The battery holder was laced with a coat a glue to seal the soldered contacts before it would of been place back into its original position on the same glue, which all of it did not completely before I tested the finished product. The battery cell seen under the holder during the glue process is the old/original used to prop the holder to hold it as much horizontally as possible for the glue not to ooze over to one side, once dried the extra blobs of glue were cut off and trimmed with ease using a razor only leaving the bottom of the holder with glue. Then the idea was just to set the holder on the same type of glue back onto the board, but I guess the contacts were not covered well in glue and thus when being set on board I am thinking possibly made a short of some sort.

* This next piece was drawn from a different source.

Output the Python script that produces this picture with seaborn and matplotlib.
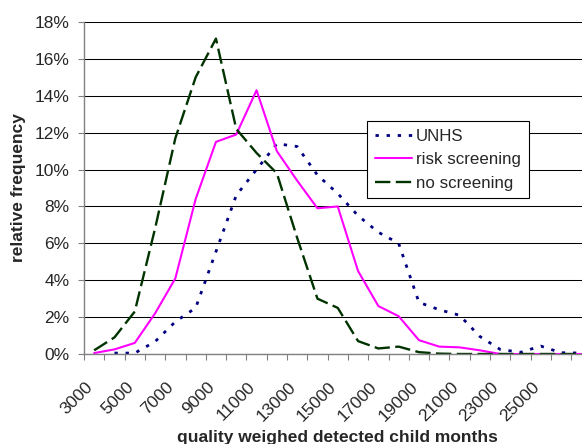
import numpy as np
import pandas as pd
import matplotlib
matplotlib.use('Agg')
import matplotlib.pyplot as plt
import matplotlib.transforms as mtransforms
import seaborn as sns

# ---- data (relative frequency, %) ----
months = [3000, 4000, 5000, 6000, 7000, 8000, 9000, 10000, 11000, 12000, 13000,
          14000, 15000, 16000, 17000, 18000, 19000, 20000, 21000, 22000, 23000,
          24000, 25000, 26000, 27000]
unhs = [np.nan, 0.05, 0.05, 0.67, 1.75, 2.5, 5.55, 8.6, 10.0, 11.4, 11.25,
        9.7, 8.7, 7.5, 6.6, 6.0, 2.8, 2.4, 2.1, 0.95, 0.25, 0.09, 0.43, 0.07, 0.05]
risk_screening = [0.05, 0.25, 0.6, 2.2, 4.1, 8.4, 11.5, 11.9, 14.3, 11.0, 9.4,
                  7.9, 8.0, 4.5, 2.6, 2.05, 0.75, 0.4, 0.36, 0.2, 0.0, 0.0, 0.0, 0.0, 0.0]
no_screening = [0.2, 0.9, 2.3, 6.8, 11.7, 15.0, 17.1, 12.2, 10.9, 9.8, 6.3,
                3.0, 2.5, 0.7, 0.3, 0.4, 0.1, 0.02, 0.0, 0.0, 0.0, 0.0, 0.0, 0.0, 0.0]
series_names = ['UNHS', 'risk screening', 'no screening']
y_ticks = [0, 2, 4, 6, 8, 10, 12, 14, 16, 18]
x_tick_labels = [3000, 5000, 7000, 9000, 11000, 13000, 15000, 17000, 19000,
                 21000, 23000, 25000]

sns.set_style('white')
plt.rcParams['font.family'] = ['Liberation Sans', 'DejaVu Sans']

W, H = 582, 444
fig = plt.figure(figsize=(W / 100, H / 100), dpi=100)
ax = fig.add_axes([84 / W, 1 - 354 / H, 507.5 / W, 332 / H])

styles = {
    'UNHS': dict(color='#000080', lw=2.0, ls=(0, (1.2, 2.8))),
    'risk screening': dict(color='#FF00FF', lw=1.5, ls='-'),
    'no screening': dict(color='#003300', lw=1.7, ls=(0, (6.5, 2.3))),
}
values = {'UNHS': unhs, 'risk screening': risk_screening, 'no screening': no_screening}

for name in series_names:
    df = pd.DataFrame({'months': months, 'freq': values[name]}).dropna()
    st = styles[name]
    sns.lineplot(data=df, x='months', y='freq', ax=ax, color=st['color'],
                 linewidth=st['lw'], linestyle=st['ls'], label=name,
                 estimator=None, sort=False)

ax.set_xlim(months[0] - 500, months[-1] + 500)
ax.set_ylim(0, 18)

FS = 12.5

# y axis
ax.set_yticks(y_ticks)
ax.set_yticklabels([f'{v}%' for v in y_ticks])
ax.tick_params(axis='y', length=4.3, width=0.8, color='#808080', pad=6,
               labelsize=FS, left=True)
ax.yaxis.grid(True, color='black', linewidth=0.75)
ax.xaxis.grid(False)
ax.set_axisbelow(True)

# x axis: labels at category centres, tick marks between categories
ax.set_xticks(x_tick_labels)
ax.set_xticklabels([str(v) for v in x_tick_labels])
bounds = [m - 500 for m in months] + [months[-1] + 500]
ax.set_xticks(bounds, minor=True)
ax.tick_params(axis='x', which='major', length=0, pad=18, labelsize=FS, bottom=True)
ax.tick_params(axis='x', which='minor', length=4.3, width=0.8, color='#808080',
               bottom=True, direction='out')
offset = mtransforms.ScaledTranslation(-9 / 100, 0, fig.dpi_scale_trans)
for lab in ax.get_xticklabels():
    lab.set_rotation(45)
    lab.set_ha('right')
    lab.set_va('top')
    lab.set_rotation_mode('anchor')
    lab.set_transform(lab.get_transform() + offset)

for side in ['top', 'right']:
    ax.spines[side].set_visible(False)
for side in ['left', 'bottom']:
    ax.spines[side].set_color('#808080')
    ax.spines[side].set_linewidth(1.0)

ax.set_xlabel('quality weighed detected child months', fontsize=FS, fontweight='bold')
ax.xaxis.set_label_coords(0.5, -(430 - 354) / 332)
ax.set_ylabel('relative frequency', fontsize=FS, fontweight='bold')
ax.yaxis.set_label_coords(-(84 - 26) / 507.5, 0.5)

leg = ax.legend(loc='upper left', bbox_to_anchor=((367 - 84) / 507.5, (354 - 121) / 332),
                frameon=True, fancybox=False, framealpha=1, edgecolor='black',
                fontsize=12.2, handlelength=2.2, handletextpad=0.25,
                labelspacing=0.5, borderpad=0.45, borderaxespad=0)
leg.get_frame().set_linewidth(0.8)

fig.savefig('out.png', dpi=100)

I would say that at most I spent on this whole thing about 3 hours in total from the very first screw when being taken apart, when it was taken apart I also cleaned the plastics removing lots of gunk. The test leads could used a better clips as the current ones have the rubber grips sliced in half and missing exposing the bare metal completely once the leftovers from the boot slide down to cord. I've seen someone used the heat shrink tubes to cover up the clips, as one would get a nice tickling jolt from the 66 block with sweaty/damp hands and exposed clips, not to mention shorting out.
I just believed that this thing could have another shot at life and be a backup or serve to someone else.

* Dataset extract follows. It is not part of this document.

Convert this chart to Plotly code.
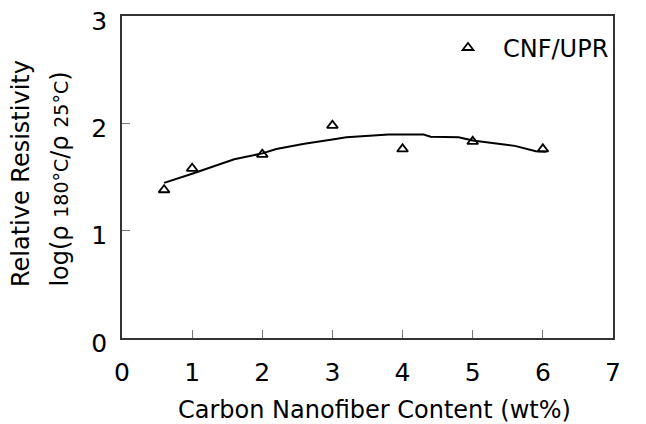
import plotly.graph_objects as go

# Measured data (triangles)
cnf_content = [0.6, 1, 2, 3, 4, 5, 6]
rel_resistivity = [1.38, 1.58, 1.71, 1.98, 1.76, 1.83, 1.76]

# Fitted trend line
fit_x = [0.6, 1.0, 1.6, 2.0, 2.2, 2.6, 3.0, 3.2, 3.8, 4.3, 4.4, 4.8, 5.0, 5.4, 5.6, 5.9, 6.05]
fit_y = [1.445, 1.53, 1.665, 1.72, 1.76, 1.81, 1.85, 1.87, 1.895, 1.895, 1.875, 1.87, 1.84, 1.81, 1.79, 1.74, 1.735]

x_ticks = [0, 1, 2, 3, 4, 5, 6, 7]
y_ticks = [0, 1, 2, 3]

FONT = "DejaVu Sans, Liberation Sans, Arial, sans-serif"

fig = go.Figure()
fig.add_trace(go.Scatter(x=fit_x, y=fit_y, mode="lines",
                         line=dict(color="black", width=2), showlegend=False))
fig.add_trace(go.Scatter(x=cnf_content, y=rel_resistivity, mode="markers", name="CNF/UPR",
                         marker=dict(symbol="triangle-up-open", size=9.5, color="black",
                                     line=dict(width=1.8, color="black"))))

axis_common = dict(showline=True, linecolor="#333", linewidth=1.5, mirror=True,
                   ticks="inside", ticklen=8, tickcolor="#777", tickwidth=1,
                   showgrid=False, zeroline=False, automargin=False,
                   ticklabeloverflow="allow",
                   tickfont=dict(family=FONT, size=25, color="black"))

fig.update_layout(
    width=646, height=424,
    margin=dict(l=114, r=41, t=8, b=94),
    paper_bgcolor="white", plot_bgcolor="white",
    font=dict(family=FONT, color="black"),
    xaxis=dict(range=[0, 7], tickvals=x_ticks, ticklabelstandoff=11, **axis_common),
    yaxis=dict(range=[0, 3], tickvals=y_ticks, ticklabelstandoff=8, ticklabelshift=5,
               **axis_common),
    showlegend=True,
    legend=dict(x=(433 - 122) / 491, y=0.9006, xanchor="left", yanchor="middle",
                bgcolor="rgba(0,0,0,0)", itemwidth=60,
                font=dict(family=FONT, size=24)),
    annotations=[
        dict(text="Carbon Nanofiber Content (wt%)", xref="paper", yref="paper",
             x=0.515, y=-0.2236, xanchor="center", yanchor="middle", showarrow=False,
             font=dict(family=FONT, size=24)),
        dict(text="Relative Resistivity", xref="paper", yref="paper", textangle=-90,
             x=-0.2057, y=0.509, xanchor="center", yanchor="middle", showarrow=False,
             font=dict(family=FONT, size=24)),
        dict(text="log(ρ <span style='font-size:19px'>180°C</span>/ρ <span style='font-size:19px'>25°C</span>)",
             xref="paper", yref="paper", textangle=-90,
             x=-0.1263, y=0.495, xanchor="center", yanchor="middle", showarrow=False,
             font=dict(family=FONT, size=24)),
    ],
)
fig.write_html("out.html")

I just recently got a Fluke TS44 Pro mainly due to an attractive sale price and was thinking to replace the Harris version of it (which works just fine) that I got about 2 years ago. One thing is that Harris set has a little bit different layout of the dial pad and has a 3.5 mil jack for the headphones in the battery compartment, the 9v battery also drains fairly fast in my opinion. I do not use the butt sets very often, so the unit spends lots of time on the sidelines.